I think mine is the third type. It has a little slide lever on the housing
which is spring-loaded. If you move it you can feel that it is making a
shaft spin at high speed. There is no indication as to whether it is opening
or closing the valve, and it seems to take about two movements of the lever
to go from fully closed to fully open and then another two to go back to
fully closed. It would have been so much more useful if the motorised
housing had had an indicator that changed between "closed" and "open". I
presume the valve is rotated by the motor in one direction only and can go
from "open" at 0 degrees and 180 degrees, and "closed" at 90 and 270
degrees.

In order to heat the part of my house that was controlled by that valve, I
had to manually move it to the "open" position (as determined by feeling the
downstream pipes when the boiler and pump were running. I then had CH which
was controlled by the thermostat of the other CH zone or by the HW
thermostat - so if *either* was on, the zone with the dead valve got hot.
Rather than keep wriggling through the absurdly small "fairy door" that
gives access to that part of the loft, we used the individual radiator
valves to regulate the heating until the CH engineer could come out to
replace the valve.

One interesting thing. I gather that these valves are turned on by the
programmer and thermostat in series both being turned on. This moves the
valve to the "open" position which also turns on the power to the boiler and
pump via a logical OR arrangement: if any of the Zone 1 CH, Zone 2 CH or HW
valves is open, boiler and pump are turned on; boiler and pump are turned
off only when all three valves are closed. However although the dead valve
was getting power, it was not sending a permanent enable signal to the
boiler and pump even though it was in the "open" position. So not only had
the motor stopped working but also the boiler-enable wire was also not
working. That was a good thing, because it would have mean that the boiler
was running all the time that the programmer was "on", irrespective of the
Zone 2 and HW thermostats. (*)

Thankfully normal service has been resumed and the two zones are each once
again controlled by their own programmer and thermostat.

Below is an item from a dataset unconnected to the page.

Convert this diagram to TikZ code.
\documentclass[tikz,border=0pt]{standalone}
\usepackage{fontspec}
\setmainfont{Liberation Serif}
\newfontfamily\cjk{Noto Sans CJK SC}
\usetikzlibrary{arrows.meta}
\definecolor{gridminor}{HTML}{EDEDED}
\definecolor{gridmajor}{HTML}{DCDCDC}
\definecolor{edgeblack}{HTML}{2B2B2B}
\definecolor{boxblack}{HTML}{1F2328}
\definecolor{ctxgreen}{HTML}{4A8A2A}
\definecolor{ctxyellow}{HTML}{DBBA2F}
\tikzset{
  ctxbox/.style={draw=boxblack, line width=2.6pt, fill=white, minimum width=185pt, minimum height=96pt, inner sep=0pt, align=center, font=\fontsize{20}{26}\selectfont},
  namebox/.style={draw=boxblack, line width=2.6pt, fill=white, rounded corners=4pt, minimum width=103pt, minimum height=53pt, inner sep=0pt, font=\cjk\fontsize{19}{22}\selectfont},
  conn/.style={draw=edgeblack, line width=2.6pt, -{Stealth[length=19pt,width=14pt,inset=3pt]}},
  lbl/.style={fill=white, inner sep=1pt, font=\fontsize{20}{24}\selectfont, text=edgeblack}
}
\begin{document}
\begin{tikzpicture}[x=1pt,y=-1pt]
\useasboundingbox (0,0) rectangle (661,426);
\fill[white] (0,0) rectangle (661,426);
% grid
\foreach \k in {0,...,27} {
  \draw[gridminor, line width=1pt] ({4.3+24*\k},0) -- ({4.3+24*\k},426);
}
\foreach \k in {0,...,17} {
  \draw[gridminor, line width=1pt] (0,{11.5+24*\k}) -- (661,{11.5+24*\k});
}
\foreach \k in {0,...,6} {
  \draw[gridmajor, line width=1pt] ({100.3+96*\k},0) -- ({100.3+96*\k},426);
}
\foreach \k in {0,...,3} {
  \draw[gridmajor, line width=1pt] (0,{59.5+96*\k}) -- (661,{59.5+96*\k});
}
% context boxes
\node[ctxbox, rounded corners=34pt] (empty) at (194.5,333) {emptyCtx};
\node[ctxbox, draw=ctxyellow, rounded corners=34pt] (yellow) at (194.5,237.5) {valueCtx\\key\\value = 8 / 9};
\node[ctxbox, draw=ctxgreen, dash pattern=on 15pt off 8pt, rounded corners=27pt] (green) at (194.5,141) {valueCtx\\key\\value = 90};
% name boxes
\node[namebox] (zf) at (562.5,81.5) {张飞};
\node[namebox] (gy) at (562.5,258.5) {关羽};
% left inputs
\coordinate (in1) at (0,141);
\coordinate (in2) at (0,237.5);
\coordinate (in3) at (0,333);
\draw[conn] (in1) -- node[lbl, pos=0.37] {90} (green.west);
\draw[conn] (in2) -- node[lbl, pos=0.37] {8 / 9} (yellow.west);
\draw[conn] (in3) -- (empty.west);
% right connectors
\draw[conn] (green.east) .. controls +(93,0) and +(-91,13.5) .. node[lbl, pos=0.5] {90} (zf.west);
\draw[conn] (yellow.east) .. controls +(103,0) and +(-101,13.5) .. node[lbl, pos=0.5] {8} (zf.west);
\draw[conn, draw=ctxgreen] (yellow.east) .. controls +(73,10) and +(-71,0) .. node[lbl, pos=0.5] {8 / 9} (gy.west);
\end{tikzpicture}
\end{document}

(*) I noticed that the electricity consumption (which I read every few days
while we are getting used to the vagaries of our new house) was excessive.
I'd thought it was due to the CH motor running all day long (apart from
overnight), until my wife said "damn, I forgot to turn off the underfloor
heating in the kitchen" (I remember her switching it on). I think *that* was
the cause of the excessive electricity usage - everything is back to normal
now we've switched it off. Memo: change the master switch for the underfloor
heating either to one with a light which is on all the time the heating is
switched on (independent of the one that lights only when its thermostat
calls for heat), or else to a programmable timer which only allows the
heating to be turned on for a few hours before resetting to the "off" state.